Lecture 16. G) Multiple Observations
Multiple Observations
In the normal case for a single observation, the following holds:
[math]\left.\begin{array}{c} f_{\left.X\right|\mu}=N\left(\mu,\sigma^{2}\right)\\ f_{\mu}=N\left(\mu_{0},\sigma_{0}^{2}\right) \end{array}\right\} \Rightarrow f_{\left.\mu\right|X}=N\left(\frac{\sigma_{0}^{2}}{\sigma^{2}+\sigma_{0}^{2}}x+\frac{\sigma^{2}}{\sigma^{2}+\sigma_{0}^{2}}\mu_{0},\left(\frac{1}{\sigma^{2}}+\frac{1}{\sigma_{0}^{2}}\right)^{-1}\right)[/math]
Notice the following results:
- The posterior mean is a weighted average of the prior mean [math]\mu_{0}[/math] and the data [math]x[/math].
- The posterior variance does not depend on [math]x[/math] (this is a property of the Normal).
- Estimation: A large [math]\sigma_{0}^{2}[/math] is often preferred.
- Setting [math]\sigma^{2}=\infty[/math] is possible (uninformative/improper prior) but not well-defined.
Finally, notice that this result can be used to provide a generalization for the case of multiple observations.
2 Observations
Note that
[math]\begin{aligned} f\left(\left.\mu\right|x_{1},x_{2}\right) & =\frac{f\left(\mu,x_{1},x_{2}\right)}{f\left(x_{1},x_{2}\right)}\\ & =\frac{f\left(\left.x_{1}\right|\mu,x_{2}\right)f\left(\left.x_{2}\right|\mu\right)f\left(\mu\right)}{fx_{1},x_{2}}\\ & =\frac{f\left(\left.x_{1}\right|\mu\right)f\left(\left.x_{2}\right|\mu\right)f\left(\mu\right)}{fx_{1},x_{2}}\\ & \propto f\left(\left.x_{1}\right|\mu\right)f\left(\left.x_{2}\right|\mu\right)f\left(\mu\right)\end{aligned}[/math]
where the last equality follows from the fact that the data is a random sample.
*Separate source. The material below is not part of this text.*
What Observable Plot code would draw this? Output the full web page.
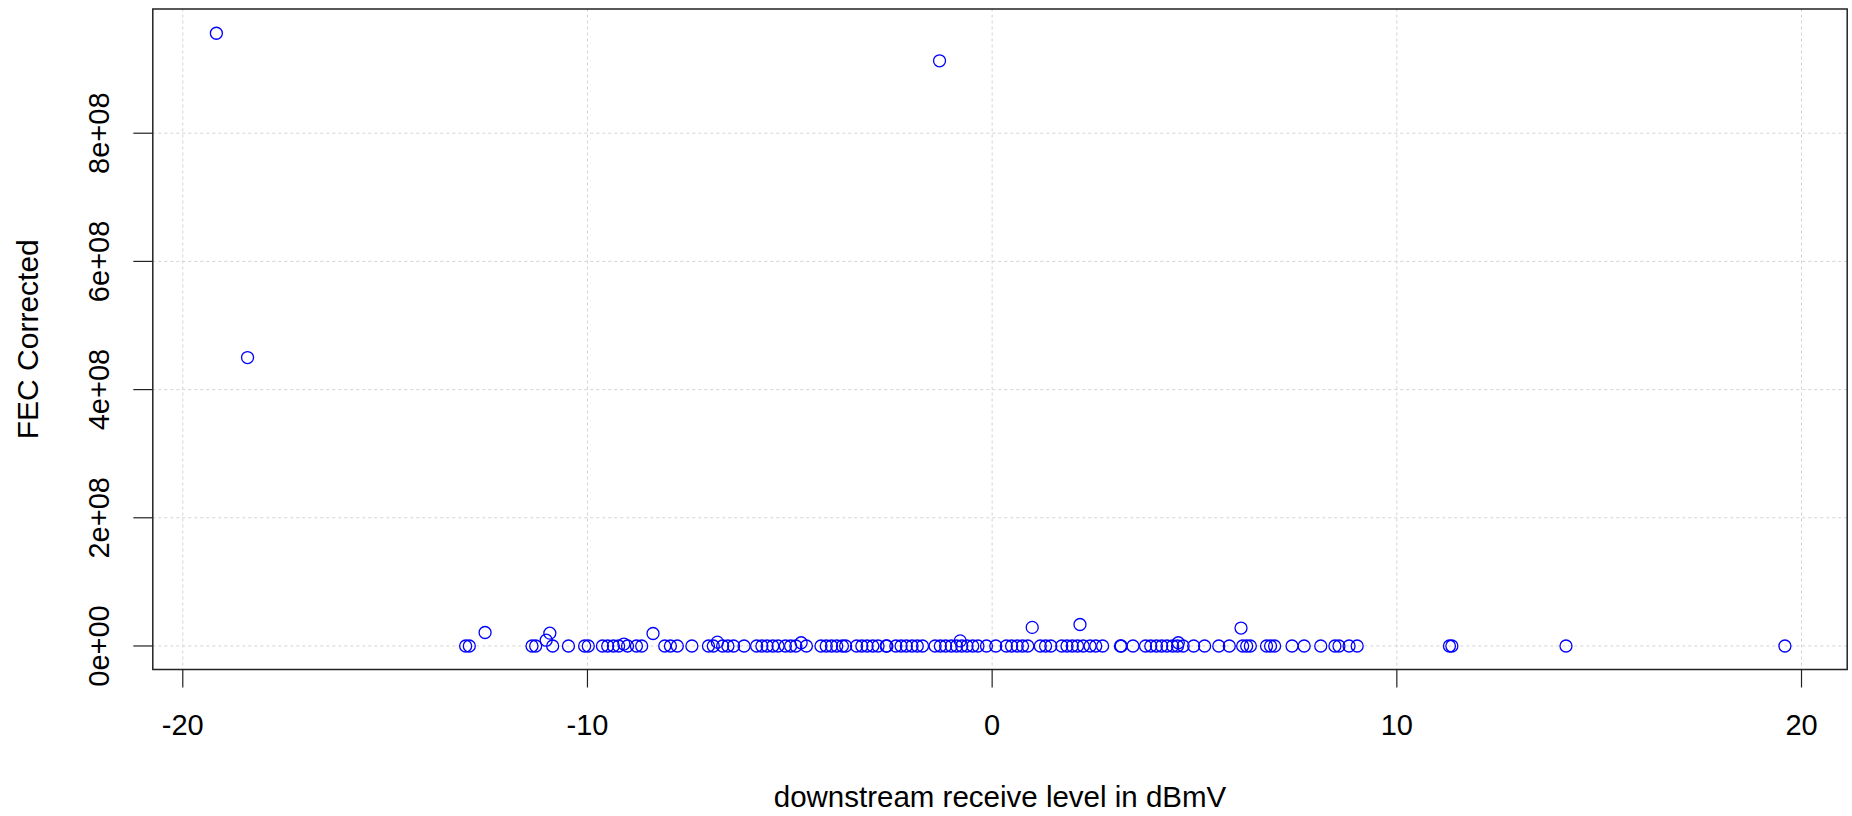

We can take advantage of this result by calculating [math]f\left(\left.\mu\right|x_{1},x_{2}\right)[/math] sequentially:
First, we calculate
[math]f_{\left.\mu\right|x_{1}}=f_{\left.x_{1}\right|,\mu}.f_{\mu}=N\left(\frac{\sigma_{0}^{2}}{\sigma^{2}+\sigma_{0}^{2}}x_{1}+\frac{\sigma^{2}}{\sigma^{2}+\sigma_{0}^{2}}\mu_{0},\left(\frac{1}{\sigma^{2}}+\frac{1}{\sigma_{0}^{2}}\right)^{-1}\right)[/math]
Then, we use the result, [math]f_{\left.\mu\right|x_{1},x_{2}}=f_{\left.x_{1}\right|,\mu}.f_{\mu}[/math] as the prior to update for [math]x_{2}[/math], i.e.,
[math]f_{\left.\mu\right|x_{1},x_{2}}\propto\underset{\text{likelihood}}{\underbrace{f_{\left.x_{2}\right|\mu}}}\underset{\text{prior}}{\underbrace{f_{\left.\mu\right|x_{1}}}}[/math]
s.t.
[math]f_{\left.\mu\right|x_{1},x_{2}}=N\left(\frac{\sigma_{0}^{2}}{\sigma^{2}+2\sigma_{0}^{2}}\left(x_{1}+x_{2}\right)+\frac{\sigma^{2}}{\sigma^{2}+2\sigma_{0}^{2}}\mu_{0},\left(\frac{2}{\sigma^{2}}+\frac{1}{\sigma_{0}^{2}}\right)^{-1}\right)[/math]
[math]n[/math] Observations
For [math]x_{1}..x_{n}[/math], it follows that
[math]f_{\left.\mu\right|x_{1}..x_{n}}=N\left(\frac{\sigma_{0}^{2}}{\sigma^{2}+n\sigma_{0}^{2}}\sum_{i=1}^{n}x_{i}+\frac{\sigma^{2}}{\sigma^{2}+n\sigma_{0}^{2}}\mu_{0},\left(\frac{n}{\sigma^{2}}+\frac{1}{\sigma_{0}^{2}}\right)^{-1}\right).[/math]
Notice that unlike in the previous example, the expression for the posterior distribution is "stable", even for a very high number of observations.